Return each line of the data below exactly, omitting any pictures.

## begin Data shown

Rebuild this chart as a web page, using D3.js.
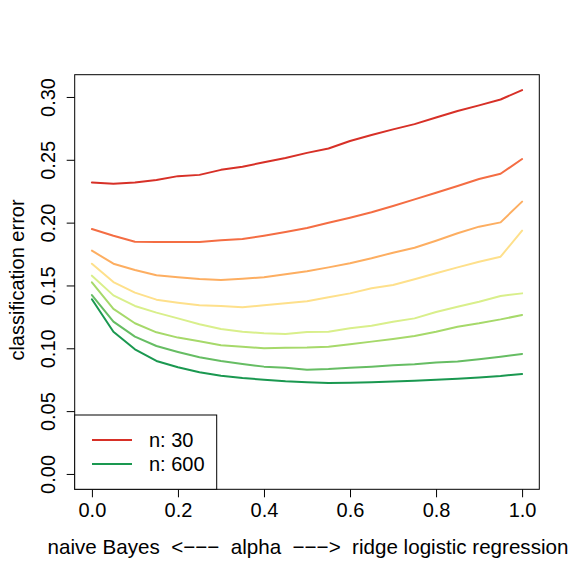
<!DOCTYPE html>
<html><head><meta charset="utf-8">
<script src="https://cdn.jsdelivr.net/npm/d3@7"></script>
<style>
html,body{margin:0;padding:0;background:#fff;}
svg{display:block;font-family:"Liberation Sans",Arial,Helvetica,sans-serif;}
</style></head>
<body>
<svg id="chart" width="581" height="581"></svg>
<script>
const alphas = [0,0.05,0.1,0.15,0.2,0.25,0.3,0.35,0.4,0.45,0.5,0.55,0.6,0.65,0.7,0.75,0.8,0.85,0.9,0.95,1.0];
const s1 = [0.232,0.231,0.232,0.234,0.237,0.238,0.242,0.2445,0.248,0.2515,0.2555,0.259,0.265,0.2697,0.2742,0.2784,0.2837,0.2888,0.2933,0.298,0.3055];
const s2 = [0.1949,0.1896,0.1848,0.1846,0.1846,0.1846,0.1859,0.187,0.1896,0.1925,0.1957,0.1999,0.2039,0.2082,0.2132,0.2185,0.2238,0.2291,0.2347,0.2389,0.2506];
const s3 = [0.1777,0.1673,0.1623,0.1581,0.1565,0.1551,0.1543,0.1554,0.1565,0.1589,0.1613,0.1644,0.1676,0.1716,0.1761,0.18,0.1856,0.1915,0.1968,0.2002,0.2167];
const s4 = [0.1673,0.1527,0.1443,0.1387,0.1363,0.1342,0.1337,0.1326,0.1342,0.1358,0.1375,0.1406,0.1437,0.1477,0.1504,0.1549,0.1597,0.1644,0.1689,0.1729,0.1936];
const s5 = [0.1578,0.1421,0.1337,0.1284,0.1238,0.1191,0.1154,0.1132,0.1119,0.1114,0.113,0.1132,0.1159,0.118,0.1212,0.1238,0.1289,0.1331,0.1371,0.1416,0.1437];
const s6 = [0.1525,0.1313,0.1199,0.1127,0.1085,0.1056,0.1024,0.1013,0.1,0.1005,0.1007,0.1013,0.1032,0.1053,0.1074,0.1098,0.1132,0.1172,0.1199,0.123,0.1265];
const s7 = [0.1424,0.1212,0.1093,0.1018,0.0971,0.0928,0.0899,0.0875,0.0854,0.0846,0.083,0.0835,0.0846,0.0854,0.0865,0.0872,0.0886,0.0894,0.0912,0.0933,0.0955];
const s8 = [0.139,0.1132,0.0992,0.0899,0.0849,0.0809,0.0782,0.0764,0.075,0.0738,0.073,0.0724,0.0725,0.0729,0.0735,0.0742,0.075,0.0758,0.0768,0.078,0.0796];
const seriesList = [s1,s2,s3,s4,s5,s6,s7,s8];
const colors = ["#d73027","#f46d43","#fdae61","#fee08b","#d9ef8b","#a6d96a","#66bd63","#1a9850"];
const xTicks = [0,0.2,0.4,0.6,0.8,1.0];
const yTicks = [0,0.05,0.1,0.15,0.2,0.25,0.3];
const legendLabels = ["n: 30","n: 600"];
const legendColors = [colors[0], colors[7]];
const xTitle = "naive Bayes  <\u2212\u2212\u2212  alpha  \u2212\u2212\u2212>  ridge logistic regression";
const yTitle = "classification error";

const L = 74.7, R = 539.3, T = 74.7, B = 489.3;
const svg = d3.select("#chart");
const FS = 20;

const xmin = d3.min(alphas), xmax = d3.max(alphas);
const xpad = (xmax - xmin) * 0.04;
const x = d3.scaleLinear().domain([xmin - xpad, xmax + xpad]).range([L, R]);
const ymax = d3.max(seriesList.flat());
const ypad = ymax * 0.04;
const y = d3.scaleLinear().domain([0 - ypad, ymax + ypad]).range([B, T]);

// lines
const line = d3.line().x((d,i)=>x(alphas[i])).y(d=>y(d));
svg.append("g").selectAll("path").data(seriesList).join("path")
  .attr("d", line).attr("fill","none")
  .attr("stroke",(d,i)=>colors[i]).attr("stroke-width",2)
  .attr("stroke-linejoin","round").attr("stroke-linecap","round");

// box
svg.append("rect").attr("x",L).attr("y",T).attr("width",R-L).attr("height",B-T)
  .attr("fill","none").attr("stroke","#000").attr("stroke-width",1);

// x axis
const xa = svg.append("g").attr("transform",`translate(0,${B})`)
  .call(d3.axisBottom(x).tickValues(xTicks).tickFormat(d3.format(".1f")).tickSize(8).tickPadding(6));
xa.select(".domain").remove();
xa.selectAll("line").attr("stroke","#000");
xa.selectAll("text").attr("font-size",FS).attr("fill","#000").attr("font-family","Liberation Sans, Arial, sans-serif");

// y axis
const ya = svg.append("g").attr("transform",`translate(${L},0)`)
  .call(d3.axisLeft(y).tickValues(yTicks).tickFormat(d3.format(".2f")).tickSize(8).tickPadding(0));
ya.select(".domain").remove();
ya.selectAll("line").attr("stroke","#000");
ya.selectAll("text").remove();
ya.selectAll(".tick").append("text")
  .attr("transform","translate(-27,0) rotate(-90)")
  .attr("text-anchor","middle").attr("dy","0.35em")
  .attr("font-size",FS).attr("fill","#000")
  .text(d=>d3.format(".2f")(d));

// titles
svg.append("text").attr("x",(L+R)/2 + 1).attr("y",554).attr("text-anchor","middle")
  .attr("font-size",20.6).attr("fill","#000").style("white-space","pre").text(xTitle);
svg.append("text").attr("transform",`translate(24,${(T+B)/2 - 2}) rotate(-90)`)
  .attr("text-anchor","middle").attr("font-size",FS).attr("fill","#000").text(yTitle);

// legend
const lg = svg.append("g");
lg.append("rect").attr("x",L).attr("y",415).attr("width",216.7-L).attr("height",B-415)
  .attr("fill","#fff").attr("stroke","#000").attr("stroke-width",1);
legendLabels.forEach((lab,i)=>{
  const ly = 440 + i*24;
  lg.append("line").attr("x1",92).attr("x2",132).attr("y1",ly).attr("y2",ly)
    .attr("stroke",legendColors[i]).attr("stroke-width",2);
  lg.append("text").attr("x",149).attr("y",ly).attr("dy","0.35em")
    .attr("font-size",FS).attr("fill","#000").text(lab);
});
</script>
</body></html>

## end Data shown

**Exercise output**
Rebuild this chart as a web page, using D3.js.
<!DOCTYPE html>
<html><head><meta charset="utf-8">
<script src="https://cdn.jsdelivr.net/npm/d3@7"></script>
<style>
html,body{margin:0;padding:0;background:#fff;}
svg{display:block;font-family:"Liberation Sans",Arial,Helvetica,sans-serif;}
</style></head>
<body>
<svg id="chart" width="581" height="581"></svg>
<script>
const alphas = [0,0.05,0.1,0.15,0.2,0.25,0.3,0.35,0.4,0.45,0.5,0.55,0.6,0.65,0.7,0.75,0.8,0.85,0.9,0.95,1.0];
const s1 = [0.232,0.231,0.232,0.234,0.237,0.238,0.242,0.2445,0.248,0.2515,0.2555,0.259,0.265,0.2697,0.2742,0.2784,0.2837,0.2888,0.2933,0.298,0.3055];
const s2 = [0.1949,0.1896,0.1848,0.1846,0.1846,0.1846,0.1859,0.187,0.1896,0.1925,0.1957,0.1999,0.2039,0.2082,0.2132,0.2185,0.2238,0.2291,0.2347,0.2389,0.2506];
const s3 = [0.1777,0.1673,0.1623,0.1581,0.1565,0.1551,0.1543,0.1554,0.1565,0.1589,0.1613,0.1644,0.1676,0.1716,0.1761,0.18,0.1856,0.1915,0.1968,0.2002,0.2167];
const s4 = [0.1673,0.1527,0.1443,0.1387,0.1363,0.1342,0.1337,0.1326,0.1342,0.1358,0.1375,0.1406,0.1437,0.1477,0.1504,0.1549,0.1597,0.1644,0.1689,0.1729,0.1936];
const s5 = [0.1578,0.1421,0.1337,0.1284,0.1238,0.1191,0.1154,0.1132,0.1119,0.1114,0.113,0.1132,0.1159,0.118,0.1212,0.1238,0.1289,0.1331,0.1371,0.1416,0.1437];
const s6 = [0.1525,0.1313,0.1199,0.1127,0.1085,0.1056,0.1024,0.1013,0.1,0.1005,0.1007,0.1013,0.1032,0.1053,0.1074,0.1098,0.1132,0.1172,0.1199,0.123,0.1265];
const s7 = [0.1424,0.1212,0.1093,0.1018,0.0971,0.0928,0.0899,0.0875,0.0854,0.0846,0.083,0.0835,0.0846,0.0854,0.0865,0.0872,0.0886,0.0894,0.0912,0.0933,0.0955];
const s8 = [0.139,0.1132,0.0992,0.0899,0.0849,0.0809,0.0782,0.0764,0.075,0.0738,0.073,0.0724,0.0725,0.0729,0.0735,0.0742,0.075,0.0758,0.0768,0.078,0.0796];
const seriesList = [s1,s2,s3,s4,s5,s6,s7,s8];
const colors = ["#d73027","#f46d43","#fdae61","#fee08b","#d9ef8b","#a6d96a","#66bd63","#1a9850"];
const xTicks = [0,0.2,0.4,0.6,0.8,1.0];
const yTicks = [0,0.05,0.1,0.15,0.2,0.25,0.3];
const legendLabels = ["n: 30","n: 600"];
const legendColors = [colors[0], colors[7]];
const xTitle = "naive Bayes  <\u2212\u2212\u2212  alpha  \u2212\u2212\u2212>  ridge logistic regression";
const yTitle = "classification error";

const L = 74.7, R = 539.3, T = 74.7, B = 489.3;
const svg = d3.select("#chart");
const FS = 20;

const xmin = d3.min(alphas), xmax = d3.max(alphas);
const xpad = (xmax - xmin) * 0.04;
const x = d3.scaleLinear().domain([xmin - xpad, xmax + xpad]).range([L, R]);
const ymax = d3.max(seriesList.flat());
const ypad = ymax * 0.04;
const y = d3.scaleLinear().domain([0 - ypad, ymax + ypad]).range([B, T]);

// lines
const line = d3.line().x((d,i)=>x(alphas[i])).y(d=>y(d));
svg.append("g").selectAll("path").data(seriesList).join("path")
  .attr("d", line).attr("fill","none")
  .attr("stroke",(d,i)=>colors[i]).attr("stroke-width",2)
  .attr("stroke-linejoin","round").attr("stroke-linecap","round");

// box
svg.append("rect").attr("x",L).attr("y",T).attr("width",R-L).attr("height",B-T)
  .attr("fill","none").attr("stroke","#000").attr("stroke-width",1);

// x axis
const xa = svg.append("g").attr("transform",`translate(0,${B})`)
  .call(d3.axisBottom(x).tickValues(xTicks).tickFormat(d3.format(".1f")).tickSize(8).tickPadding(6));
xa.select(".domain").remove();
xa.selectAll("line").attr("stroke","#000");
xa.selectAll("text").attr("font-size",FS).attr("fill","#000").attr("font-family","Liberation Sans, Arial, sans-serif");

// y axis
const ya = svg.append("g").attr("transform",`translate(${L},0)`)
  .call(d3.axisLeft(y).tickValues(yTicks).tickFormat(d3.format(".2f")).tickSize(8).tickPadding(0));
ya.select(".domain").remove();
ya.selectAll("line").attr("stroke","#000");
ya.selectAll("text").remove();
ya.selectAll(".tick").append("text")
  .attr("transform","translate(-27,0) rotate(-90)")
  .attr("text-anchor","middle").attr("dy","0.35em")
  .attr("font-size",FS).attr("fill","#000")
  .text(d=>d3.format(".2f")(d));

// titles
svg.append("text").attr("x",(L+R)/2 + 1).attr("y",554).attr("text-anchor","middle")
  .attr("font-size",20.6).attr("fill","#000").style("white-space","pre").text(xTitle);
svg.append("text").attr("transform",`translate(24,${(T+B)/2 - 2}) rotate(-90)`)
  .attr("text-anchor","middle").attr("font-size",FS).attr("fill","#000").text(yTitle);

// legend
const lg = svg.append("g");
lg.append("rect").attr("x",L).attr("y",415).attr("width",216.7-L).attr("height",B-415)
  .attr("fill","#fff").attr("stroke","#000").attr("stroke-width",1);
legendLabels.forEach((lab,i)=>{
  const ly = 440 + i*24;
  lg.append("line").attr("x1",92).attr("x2",132).attr("y1",ly).attr("y2",ly)
    .attr("stroke",legendColors[i]).attr("stroke-width",2);
  lg.append("text").attr("x",149).attr("y",ly).attr("dy","0.35em")
    .attr("font-size",FS).attr("fill","#000").text(lab);
});
</script>
</body></html>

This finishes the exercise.